With this in mind, I’d sincerely find it much nicer to be able to split packages, Portage-side, into multiple binary packages that can be fetched, synced, or whatever else, independently, as needed. As I proposed, a binpkg for the debug information files, but also a binpkg for documentation (including man and info pages), one for development data (headers, pkg-config), and maybe one for the prepared sources, that I want to talk about in a moment. With an environment variable it shouldn’t be much of a problem to choose which ones of these split binary packages to install in the system without explicit request; with a default including all of them but the debug informations and the sources. This would also replace the INSTALL_MASK approach as well as noinfo, noman, nodoc FEATURES. It wouldn’t be like a logical split of a package in multiple entries in the system, but rather a way to choose which parts to install, complementary to USE flags.
As for packaging the sources as I said above, there are two interesting points to be made for that, or maybe three. The first problem is that when you have to distribute a system based on Gentoo, you cannot just provide the binaries; since many packages are released under the GNU GPL version 2, even if you didn’t change the sources at all you should be distributing them alongside the binaries; and we modify a lot of sources. For license compliance we should also provide the full set of sources from which the code is derived. This is especially tricky for embedded systems. By packaging up the sources used for the builds, embedded distributors would be able to just provide all the -src
subpackages as the full sources for the system.
The second point is that you can use the source packages for debugging too. Since there is, as far as I know,no way to fully embed the source code of software in the debug section of the files generated from that, the only way for GDB to display the source code lines during debugging is having the source files used for build available during the debugging session. This can easily be done by packaging up the sources and installing them in, say, /usr/src/portage/
when they are needed, from a subpackage.
A final point would be that by packaging sources in sub-packages, and distributing them, we could be reducing the overhead for users to unpack (maybe with uncommon package formats) and prepare sources (maybe with lots of patches and autotools rebuilding). Let’s say that every 6 hours a server produces md5-based source subpackages for all the ebuilds of the tree, or a subset of them. Users would then use those sources primarily, but still having the ebuilds to provide all the data and workflow so that the original untouched source would be enough to compile the package. Of course this would then require us to express dependencies on a per-phase basis, since then autotools wouldn’t be required at buildtime at all.

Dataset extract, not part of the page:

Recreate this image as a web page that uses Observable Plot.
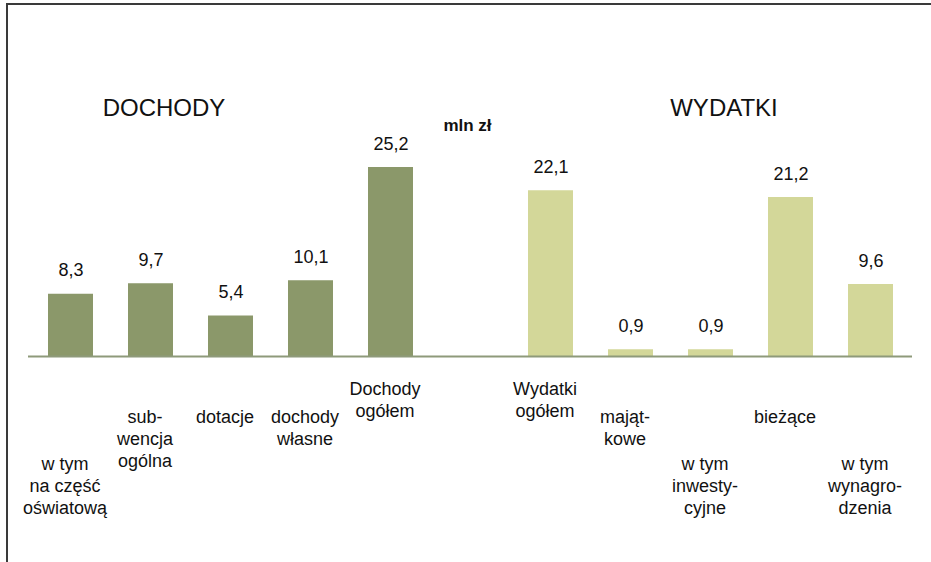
<!DOCTYPE html>
<html>
<head>
<meta charset="utf-8">
<script src="https://cdn.jsdelivr.net/npm/d3@7"></script>
<script src="https://cdn.jsdelivr.net/npm/@observablehq/plot@0.6"></script>
<style>
  html, body { margin: 0; padding: 0; background: #fff; }
  #wrap { position: relative; width: 931px; height: 562px; overflow: hidden; }
  #wrap svg { position: absolute; left: 0; top: 0; }
  #border { position: absolute; left: 6px; top: 3px; width: 925px; height: 560px;
            border-top: 2px solid #3a3a3a; border-left: 2px solid #3a3a3a; pointer-events: none; }
</style>
</head>
<body>
<div id="wrap"><div id="border"></div></div>
<script>
// ---- data ----
const categories = [
  "w tym\nna część\noświatową",
  "sub-\nwencja\nogólna",
  "dotacje",
  "dochody\nwłasne",
  "Dochody\nogółem",
  "Wydatki\nogółem",
  "mająt-\nkowe",
  "w tym\ninwesty-\ncyjne",
  "bieżące",
  "w tym\nwynagro-\ndzenia"
];
const values = [8.3, 9.7, 5.4, 10.1, 25.2, 22.1, 0.9, 0.9, 21.2, 9.6];
const groups = ["DOCHODY", "DOCHODY", "DOCHODY", "DOCHODY", "DOCHODY",
                "WYDATKI", "WYDATKI", "WYDATKI", "WYDATKI", "WYDATKI"];
const groupTitles = ["DOCHODY", "WYDATKI"];
const unitLabel = "mln zł";

// ---- layout / style (not data) ----
const spacer = " ";
const domain = [...categories.slice(0, 5), spacer, ...categories.slice(5)];
const groupColor = {DOCHODY: "#8b986a", WYDATKI: "#d3d799"};
const labelRow = [2, 1, 1, 1, 0, 0, 1, 2, 1, 2];
const rowDy = [22.5, 51, 98];
const font = "Liberation Sans, Arial, sans-serif";

const data = categories.map((c, i) => ({cat: c, value: values[i], group: groups[i], row: labelRow[i]}));
const fmt = v => d3.format(".1f")(v).replace(".", ",");

const labelMarks = rowDy.map((dy, r) =>
  Plot.text(data.filter(d => d.row === r), {
    x: "cat", text: "cat", frameAnchor: "bottom", lineAnchor: "top",
    dy, dx: -6, fontSize: 18, lineHeight: 22 / 18, fill: "#111"
  })
);

const chart = Plot.plot({
  width: 931,
  height: 562,
  marginLeft: 28,
  marginRight: 19,
  marginTop: 56,
  marginBottom: 206,
  style: {fontFamily: font, background: "transparent", overflow: "visible"},
  x: {type: "band", domain, paddingInner: 0.44, paddingOuter: 0.22, axis: null},
  y: {domain: [0, 40], axis: null},
  marks: [
    Plot.barY(data, {x: "cat", y: "value", fill: d => groupColor[d.group]}),
    Plot.ruleY([0], {stroke: "#8e9a7a", strokeWidth: 2}),
    Plot.text(data, {
      x: "cat", y: "value", text: d => fmt(d.value), lineAnchor: "bottom",
      dy: -18, fontSize: 18, fill: "#111"
    }),
    ...labelMarks,
    Plot.text([groupTitles[0]], {
      x: () => categories[1], text: d => d, frameAnchor: "top", lineAnchor: "bottom",
      dx: 13, dy: 59, fontSize: 24, fill: "#111", letterSpacing: "1px"
    }),
    Plot.text([groupTitles[1]], {
      x: () => categories[7], text: d => d, frameAnchor: "top", lineAnchor: "bottom",
      dx: 13, dy: 59, fontSize: 24, fill: "#111", letterSpacing: "1.5px"
    }),
    Plot.text([unitLabel], {
      x: () => spacer, text: d => d, frameAnchor: "top", lineAnchor: "bottom",
      dx: -3.5, dy: 74.5, fontSize: 17, fontWeight: "bold", fill: "#111"
    })
  ]
});
document.getElementById("wrap").prepend(chart);
</script>
</body>
</html>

Okay I guess I’m really dreaming lately, but I think that throwing around some ideas is still better than not doing so, they can always be picked up and worked on; sometimes it worked.
With FEATURES=installsources portage already installs sources to the system for debugger to use. It finds out which source files are actually used in the binary, installs everything used in /usr/src/$caregory/$package folder and adds or modified some ELF section in the other ELF files (not sure if the /usr real stuff, or the file with other debug sections in /usr/lib/debug) to tell the debugger where the source files are (otherwise it’d expect to find them from inside PORTAGE_TMPDIR).Presumably this step could be done from a source package as well, as I don’t think anything other than having all the files exist at some path is necessary – though can get complicated with generated during build source files.